> [GIVEN INSTRUCTION] Print the lines from the one that contains "Write a LaTeX" to the one that contains "(out) at (975.5,364)", inclusive, exactly as they appear, and please drop any pictures.

> [GIVEN DATA]
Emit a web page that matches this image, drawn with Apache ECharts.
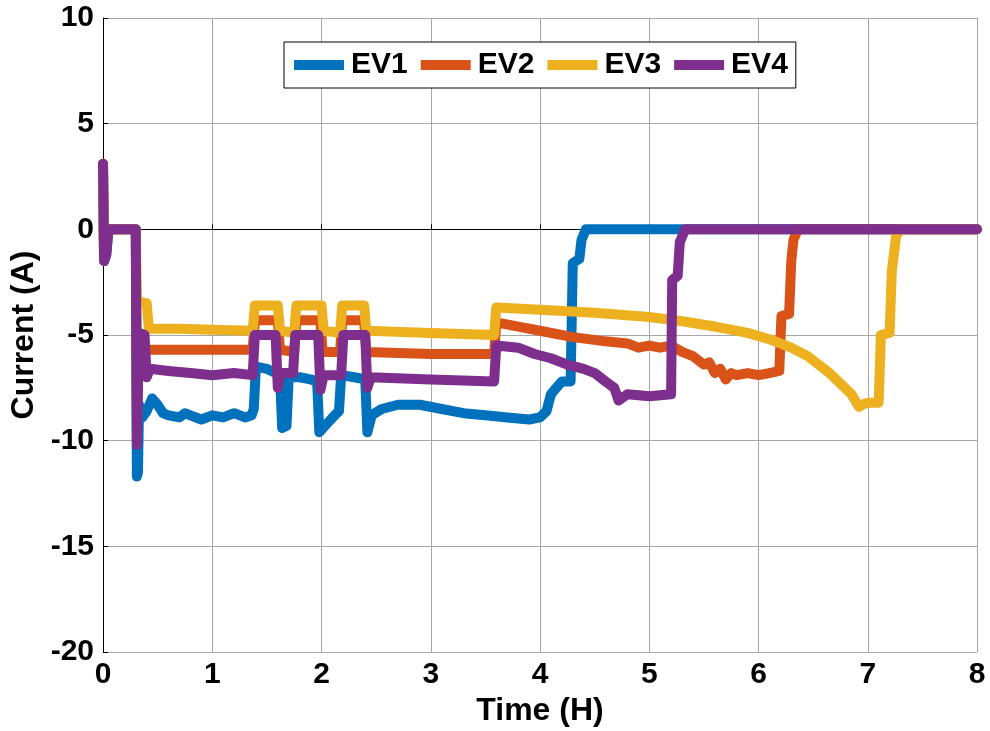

* * *

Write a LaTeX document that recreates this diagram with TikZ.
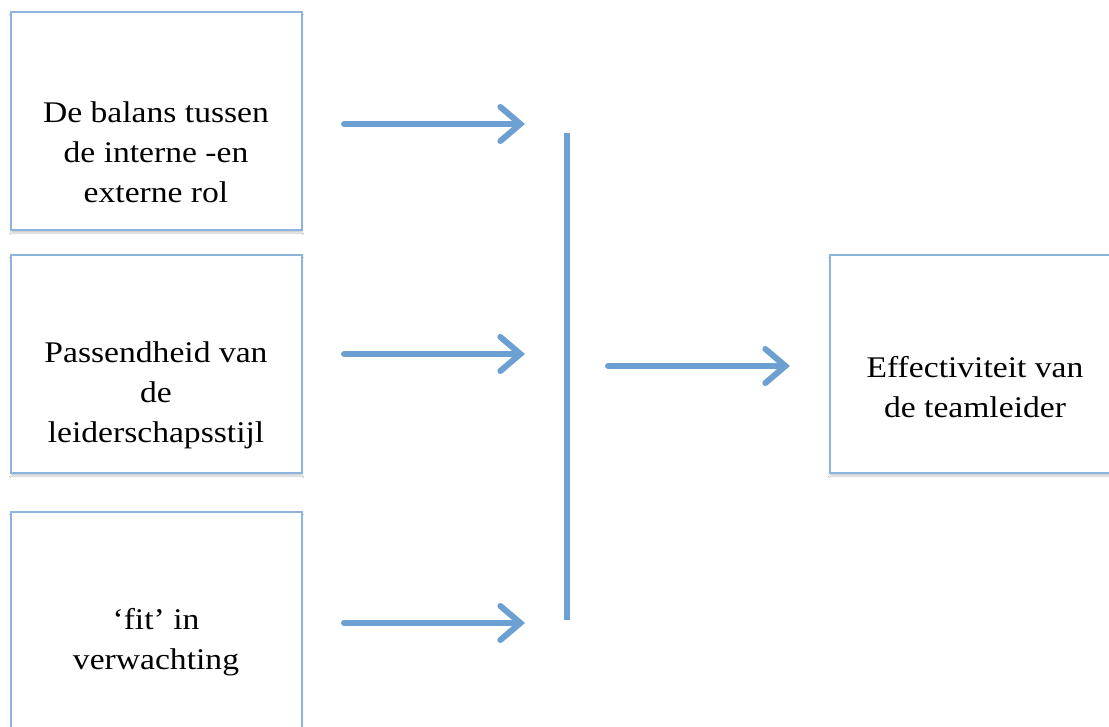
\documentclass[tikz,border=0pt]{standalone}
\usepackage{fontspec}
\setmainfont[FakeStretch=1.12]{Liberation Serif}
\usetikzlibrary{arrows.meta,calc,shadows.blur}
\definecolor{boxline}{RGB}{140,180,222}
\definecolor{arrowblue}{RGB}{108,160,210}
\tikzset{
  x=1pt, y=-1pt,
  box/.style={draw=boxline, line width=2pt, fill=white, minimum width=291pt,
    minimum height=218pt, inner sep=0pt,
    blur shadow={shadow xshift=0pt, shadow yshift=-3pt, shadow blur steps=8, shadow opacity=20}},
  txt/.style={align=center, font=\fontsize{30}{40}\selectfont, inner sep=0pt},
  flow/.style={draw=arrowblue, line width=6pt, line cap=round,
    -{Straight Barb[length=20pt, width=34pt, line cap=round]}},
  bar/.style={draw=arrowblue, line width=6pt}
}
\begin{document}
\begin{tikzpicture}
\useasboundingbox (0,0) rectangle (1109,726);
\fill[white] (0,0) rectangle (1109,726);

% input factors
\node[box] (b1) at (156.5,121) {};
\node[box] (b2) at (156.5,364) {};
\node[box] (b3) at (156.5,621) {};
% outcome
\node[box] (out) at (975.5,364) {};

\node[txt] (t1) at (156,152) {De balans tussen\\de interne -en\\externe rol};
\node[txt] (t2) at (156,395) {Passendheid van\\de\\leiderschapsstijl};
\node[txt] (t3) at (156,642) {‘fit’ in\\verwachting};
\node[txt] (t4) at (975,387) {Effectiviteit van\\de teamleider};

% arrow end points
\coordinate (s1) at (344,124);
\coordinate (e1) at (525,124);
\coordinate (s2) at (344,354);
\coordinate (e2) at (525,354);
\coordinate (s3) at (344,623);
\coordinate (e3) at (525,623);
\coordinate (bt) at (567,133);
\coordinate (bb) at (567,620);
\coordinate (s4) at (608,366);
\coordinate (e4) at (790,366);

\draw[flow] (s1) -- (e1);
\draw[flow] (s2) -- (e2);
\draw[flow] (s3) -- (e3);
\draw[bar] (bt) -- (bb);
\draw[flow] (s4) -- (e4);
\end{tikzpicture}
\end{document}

> [OUTPUT OF THE EXERCISE]
Write a LaTeX document that recreates this diagram with TikZ.
\documentclass[tikz,border=0pt]{standalone}
\usepackage{fontspec}
\setmainfont[FakeStretch=1.12]{Liberation Serif}
\usetikzlibrary{arrows.meta,calc,shadows.blur}
\definecolor{boxline}{RGB}{140,180,222}
\definecolor{arrowblue}{RGB}{108,160,210}
\tikzset{
  x=1pt, y=-1pt,
  box/.style={draw=boxline, line width=2pt, fill=white, minimum width=291pt,
    minimum height=218pt, inner sep=0pt,
    blur shadow={shadow xshift=0pt, shadow yshift=-3pt, shadow blur steps=8, shadow opacity=20}},
  txt/.style={align=center, font=\fontsize{30}{40}\selectfont, inner sep=0pt},
  flow/.style={draw=arrowblue, line width=6pt, line cap=round,
    -{Straight Barb[length=20pt, width=34pt, line cap=round]}},
  bar/.style={draw=arrowblue, line width=6pt}
}
\begin{document}
\begin{tikzpicture}
\useasboundingbox (0,0) rectangle (1109,726);
\fill[white] (0,0) rectangle (1109,726);

% input factors
\node[box] (b1) at (156.5,121) {};
\node[box] (b2) at (156.5,364) {};
\node[box] (b3) at (156.5,621) {};
% outcome
\node[box] (out) at (975.5,364) {};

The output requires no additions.